6/10
Confused Caper Movie.
23 January 2013
Warning: Spoilers
I expected more from this film, influenced, I guess, by my TV Guide which gave it a rating of three and a half out of four. It was directed by Sidney Lumet, who has done some fine New York City stories -- "Serpico", "The Pawnbroker" -- and the cast includes people like Sean Connery, Martin Balsam, and Christopher Walken. How could it go wrong? Well, it doesn't go wrong -- exactly. The first half, though, looks a lot like an ordinary caper movie. Connery is just out of jail and assembles and finances a handful of experts to rob an entire high-end apartment house of every valuable in every flat.

Lumet and his writers have even inserted a bit of humor, largely based on Martin Balsam's gay interior decorator, and Balsam is great in the role. He's given a couple of witty lines and moues that never quite go over the top, though they approach it. Ralph Meeker as Delaney, the police captain in charge, really DOES go over the top with his machine-processed working-class New York accent. There's ironic humor, too, in the incremental revelation that three of the conspirators are being covertly watched by three independent law-enforcement agencies, none of whom know about the others: Walken because the Narcs are interested in him, the black driver because he's a Black Panther, and the mobster who is providing the money because he's -- well, he's Italian. Not that the records play any part in the story, which is all the more reason for a talented guy like Quincy Jones to have avoided all those screeching electronic noises on the sound track.

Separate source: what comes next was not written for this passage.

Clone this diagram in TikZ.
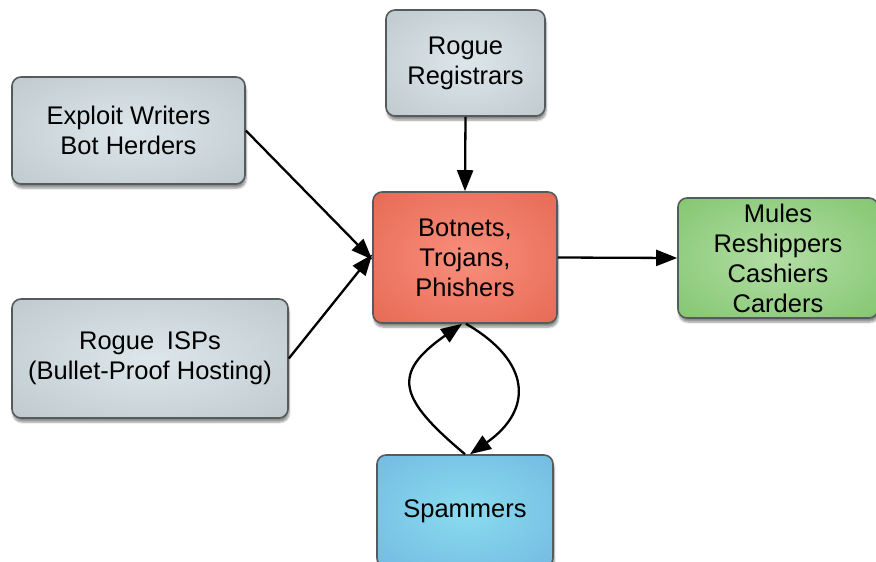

But Lumet is a tragedian at heart. He ends few of his movies happily, a tendency he shares with some other directors and writers, like Roman Polanski and Stephen King. The last half of the film has the robbery crew hurrying about their business in the apartment house, not realizing the crime has already been detected, the street sealed off by police, and a Special Tactical Police Unit (or whatever it's called) is already rappelling down the side of the edifice. There is a climactic shoot out in which people are realistically killed.

Lumet has directed this uncertain story with noticeable skill. He intercuts long scenes of the preparation and execution of the robbery with briefer scenes of witnesses describing that happened to them. There are also cuts to the post-crime events involving police on the street. At first we're unsure of what's going on in the background except that we notice a lot of bustle. With each cut it becomes increasingly clear that what's going on is that dead bodies are being removed and put into an ambulance, so the audience only gradually becomes aware of the fact that the ending is going to be melancholy.

But in asking the viewer to make the leap from the assembly of a comic caper crew into tragedy, Lumet is asking a lot. Let me put it this way: Sean Connery is not the kind of actor who should be shot in the back and die.